次に、石油及び天然ガスを三井物産で担当されている方に次の点について見解を伺いたく、貴殿に取り計らい方
お願い出来ないでしょうか。
石油については、一部の学者の中には、「世界の原油生産は、来る10−15年後でピークとなるものと予測し
ている。それはさらに早期にさえなり得るものと思っている者もいる。」とか、「経済産業省の判断は、国際
エネルギー機関(IEA)の判断に準拠し、地球資源は十分あり、開発のために資本を投下し開発努力を強化すれ
ば、2030年にも石油価格35$/バレルは十分達成可能であるとのシナリオの上に立脚しているが、この前提は甘
く、もっと厳しく見るべきである。」という意見がありますが、石油の今後の需給および価格の見通しについ
てお聞きしたい。

私の考えは、現在の石油価格の急騰は、中国の石油需要の急激な伸びや、ロシアの大手石油会社ユコスの不祥事
による生産低下などに起因すると考えますが、石油市場に投機的色彩があることによることも否定できないと
考えております。確認埋蔵量に基づく可採年数は、40年と考えられ、価格上昇に伴う探鉱、開発の技術開発によ
り、埋蔵量がさらに増えることを考えれば、ピークになるのは、今世紀半ばぐらいではないかと考えておりま
す。また、価格については、ロシアのみでなく、OPEC及びメディアが、探鉱、開発を含む増産に踏み切れば、2030年
の価格はIEAが判断している石油価格35$/バレルは十分達成可能であると考えております。しかし、OPEC及び
メディアは、今回の価格上昇による大増益により、多額の資金を獲得しているにも拘わらず、此処で増産に踏み
切れば、かつての石油危機の際、経験しているような供給過剰による大暴落が起こるのではないかと懸念して増
産に踏み切ろうとしていないところに問題があり、当面、価格が高止まりする可能性はあると考えます。しか
し、このままでは国際的な非難も起こり、結局は増産することとなり、価格は低減するものと考えます。
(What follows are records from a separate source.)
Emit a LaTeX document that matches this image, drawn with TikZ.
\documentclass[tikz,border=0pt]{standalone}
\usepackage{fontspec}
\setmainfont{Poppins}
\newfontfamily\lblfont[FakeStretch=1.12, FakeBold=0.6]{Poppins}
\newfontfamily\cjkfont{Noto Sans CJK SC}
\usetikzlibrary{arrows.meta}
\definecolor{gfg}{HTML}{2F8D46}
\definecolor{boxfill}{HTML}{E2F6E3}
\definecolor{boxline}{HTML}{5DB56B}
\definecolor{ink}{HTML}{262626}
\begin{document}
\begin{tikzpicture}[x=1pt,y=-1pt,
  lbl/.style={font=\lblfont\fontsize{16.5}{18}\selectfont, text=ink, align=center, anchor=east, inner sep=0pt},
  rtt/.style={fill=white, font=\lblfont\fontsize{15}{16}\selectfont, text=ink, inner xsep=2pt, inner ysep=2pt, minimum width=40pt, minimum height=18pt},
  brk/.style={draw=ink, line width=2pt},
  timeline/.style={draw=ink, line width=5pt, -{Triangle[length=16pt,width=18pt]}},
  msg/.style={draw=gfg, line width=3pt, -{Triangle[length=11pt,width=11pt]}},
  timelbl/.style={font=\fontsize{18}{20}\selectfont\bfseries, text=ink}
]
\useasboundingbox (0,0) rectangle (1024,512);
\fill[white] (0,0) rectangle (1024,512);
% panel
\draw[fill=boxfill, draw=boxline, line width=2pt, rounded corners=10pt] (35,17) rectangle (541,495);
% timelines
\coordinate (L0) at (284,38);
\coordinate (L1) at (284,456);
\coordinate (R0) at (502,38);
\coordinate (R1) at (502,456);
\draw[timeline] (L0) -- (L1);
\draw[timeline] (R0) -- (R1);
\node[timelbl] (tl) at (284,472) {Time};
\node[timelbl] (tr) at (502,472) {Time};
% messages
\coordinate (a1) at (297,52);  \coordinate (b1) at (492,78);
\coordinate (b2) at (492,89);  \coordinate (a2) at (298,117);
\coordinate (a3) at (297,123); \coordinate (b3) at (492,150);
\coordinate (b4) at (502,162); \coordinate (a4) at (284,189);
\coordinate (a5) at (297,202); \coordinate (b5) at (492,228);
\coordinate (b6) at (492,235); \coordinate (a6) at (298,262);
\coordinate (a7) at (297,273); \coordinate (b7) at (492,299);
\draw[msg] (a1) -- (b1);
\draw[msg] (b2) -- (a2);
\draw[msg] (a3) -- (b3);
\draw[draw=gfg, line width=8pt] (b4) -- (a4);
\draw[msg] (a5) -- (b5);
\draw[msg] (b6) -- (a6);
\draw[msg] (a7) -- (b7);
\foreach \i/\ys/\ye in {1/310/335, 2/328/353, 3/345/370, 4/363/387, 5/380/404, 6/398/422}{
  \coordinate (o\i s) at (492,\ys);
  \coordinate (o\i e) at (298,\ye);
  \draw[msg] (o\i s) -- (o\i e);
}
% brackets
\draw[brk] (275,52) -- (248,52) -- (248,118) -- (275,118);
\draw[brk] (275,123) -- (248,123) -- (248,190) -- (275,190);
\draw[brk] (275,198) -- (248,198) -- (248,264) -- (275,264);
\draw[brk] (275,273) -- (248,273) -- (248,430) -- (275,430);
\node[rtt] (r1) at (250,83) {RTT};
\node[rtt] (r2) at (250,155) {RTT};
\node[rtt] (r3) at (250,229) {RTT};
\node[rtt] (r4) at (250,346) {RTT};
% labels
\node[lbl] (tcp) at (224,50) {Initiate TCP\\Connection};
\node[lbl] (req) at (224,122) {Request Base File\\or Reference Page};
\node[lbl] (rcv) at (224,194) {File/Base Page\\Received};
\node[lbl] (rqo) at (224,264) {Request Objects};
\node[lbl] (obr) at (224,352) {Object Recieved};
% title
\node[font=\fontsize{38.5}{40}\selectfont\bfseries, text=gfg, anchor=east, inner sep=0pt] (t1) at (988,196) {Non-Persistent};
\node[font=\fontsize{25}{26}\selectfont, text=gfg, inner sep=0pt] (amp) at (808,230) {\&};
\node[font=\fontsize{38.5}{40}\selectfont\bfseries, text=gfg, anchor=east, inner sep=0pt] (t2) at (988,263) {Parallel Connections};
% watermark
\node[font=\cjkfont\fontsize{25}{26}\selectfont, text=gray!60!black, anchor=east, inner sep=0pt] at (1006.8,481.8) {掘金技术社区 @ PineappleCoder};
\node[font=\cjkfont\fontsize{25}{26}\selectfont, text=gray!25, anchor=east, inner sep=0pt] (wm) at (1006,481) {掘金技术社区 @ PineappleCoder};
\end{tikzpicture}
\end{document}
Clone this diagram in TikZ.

また、石
油価格が今のような価格で高止まりすると各国特に、中国及び米国の経済成長に大きな影響を及ぼし、また、代
替エネルギーの採用や省エネルギーが進み、この結果、価格低減の方向に向かうと考えます。従って、2030年
に石油価格35$/バレルは十分達成可能であるというIEAの判断が、間違いであるとか、甘過ぎるという見方が
妥当であるということは出来ないと考えます。なお、私は、IEAの考えている石油価格35$/バレルは、平均の石
油価格であって、WTIのスポット価格ではないと考えていますがどうでしょうか。何れにしても、石油がピーク
を迎えるのは2050年頃と見るべきではないでしようか。